5. Recent scholarship reframes the legacy and points to institutional lessons
Analyses published or summarized in 2025 reposition the loyalty-pledge era as not merely a Cold War anomaly but a case study in how bureaucratic procedures and political anxieties interact to produce civil-rights harms. Scholars emphasize the scale of the 1947 program and its administrative features while documenting long-term effects on federal workforce composition and trust in government; these works call attention to the role of investigatory agencies, the use of organizational lists, and the absence of robust appeal rights that allowed mistaken or biased findings to stand [4] [8]. The historiography now connects Reconstruction-era loyalty tests to mid-century loyalty purges to argue that institutional safeguards matter as much as the declared purpose of loyalty measures.

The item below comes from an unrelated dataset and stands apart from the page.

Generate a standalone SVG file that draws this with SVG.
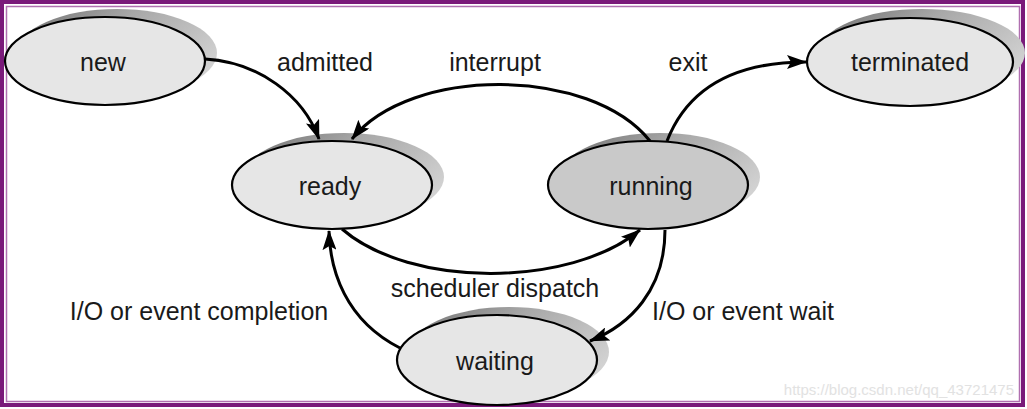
<svg xmlns="http://www.w3.org/2000/svg" width="1027" height="409" viewBox="0 0 1027 409">
<style>
.node{stroke:#000;stroke-width:2.2}
.lt{fill:#e6e6e6}
.dk{fill:#c9c9c9}
.sh{fill:url(#shg)}
.t{font-family:"Liberation Sans",Arial,sans-serif;font-size:25px;fill:#1a1a1a;text-anchor:middle}
.e{fill:none;stroke:#000;stroke-width:3}
</style>
<defs>
<linearGradient id="shg" x1="0" y1="0" x2="1" y2="0.6">
<stop offset="0" stop-color="#6e6e6e"/>
<stop offset="0.45" stop-color="#a8a8a8"/>
<stop offset="1" stop-color="#d2d2d2"/>
</linearGradient>
<marker id="a" viewBox="0 0 20 14" refX="19" refY="7" markerWidth="20" markerHeight="14" markerUnits="userSpaceOnUse" orient="auto">
<path d="M0,0 L20,7 L0,14 L4,7 z" fill="#000"/>
</marker>
</defs>
<rect x="0" y="0" width="1027" height="409" fill="#fff"/>
<rect x="2" y="2" width="1021" height="403" fill="none" stroke="#7a1a7a" stroke-width="4"/>
<rect x="6.5" y="6.5" width="1013" height="395" fill="none" stroke="#b070b0" stroke-width="1.5"/>
<text x="1014" y="395" font-family="Liberation Sans,Arial,sans-serif" font-size="15" fill="#e2e2e2" text-anchor="end">https://blog.csdn.net/qq_43721475</text>

<g id="new">
<ellipse class="sh" cx="117" cy="53" rx="100" ry="44"/>
<ellipse class="node lt" cx="105" cy="61" rx="100" ry="44"/>
<text class="t" x="103" y="71">new</text>
</g>
<g id="terminated">
<ellipse class="sh" cx="922" cy="53" rx="103" ry="44"/>
<ellipse class="node lt" cx="910" cy="62" rx="103" ry="44"/>
<text class="t" x="910" y="71">terminated</text>
</g>
<g id="ready">
<ellipse class="sh" cx="344" cy="177" rx="100" ry="44"/>
<ellipse class="node lt" cx="332" cy="185" rx="100" ry="44"/>
<text class="t" x="330" y="195">ready</text>
</g>
<g id="running">
<ellipse class="sh" cx="660" cy="177" rx="100" ry="44"/>
<ellipse class="node dk" cx="648" cy="185" rx="100" ry="44"/>
<text class="t" x="651" y="195">running</text>
</g>
<g id="waiting">
<ellipse class="sh" cx="509" cy="352" rx="100" ry="45"/>
<ellipse class="node lt" cx="497" cy="360" rx="100" ry="45"/>
<text class="t" x="495" y="370">waiting</text>
</g>

<g id="connectors">
<path class="e" d="M205,59 C258,62 303,95 319,139" marker-end="url(#a)"/>
<path class="e" d="M650,141 C590,66 410,66 352,139" marker-end="url(#a)"/>
<path class="e" d="M667,141 C685,95 725,62 806,62" marker-end="url(#a)"/>
<path class="e" d="M342,229 C410,288 570,288 640,230" marker-end="url(#a)"/>
<path class="e" d="M665,230 C665,290 630,325 590,341" marker-end="url(#a)"/>
<path class="e" d="M400,348 C345,320 330,270 329,231" marker-end="url(#a)"/>
</g>

<g id="labels">
<text class="t" x="325" y="71">admitted</text>
<text class="t" x="495" y="71">interrupt</text>
<text class="t" x="688" y="71">exit</text>
<text class="t" x="495" y="297">scheduler dispatch</text>
<text class="t" x="199" y="320">I/O or event completion</text>
<text class="t" x="743" y="320">I/O or event wait</text>
</g>
</svg>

6. What remains contested and why it matters for today’s institutions
The central contested claims are empirical (how many were investigated or dismissed) and normative (whether loyalty screenings can be reconciled with civil liberties). Contemporary sources provide different tallies and emphases—some highlight the number investigated and dismissed under Truman; others foreground the racialized targeting and procedural deficits [3] [7] [9]. The policy lesson is clear: mechanisms that trade procedural rigor for administrative speed produce durable harms, and the history of U.S. federal loyalty pledges shows how security rationales consistently outpace safeguards. That history matters for current debates about vetting, executive power, and the balance between protecting institutions and protecting individual rights [6] [10].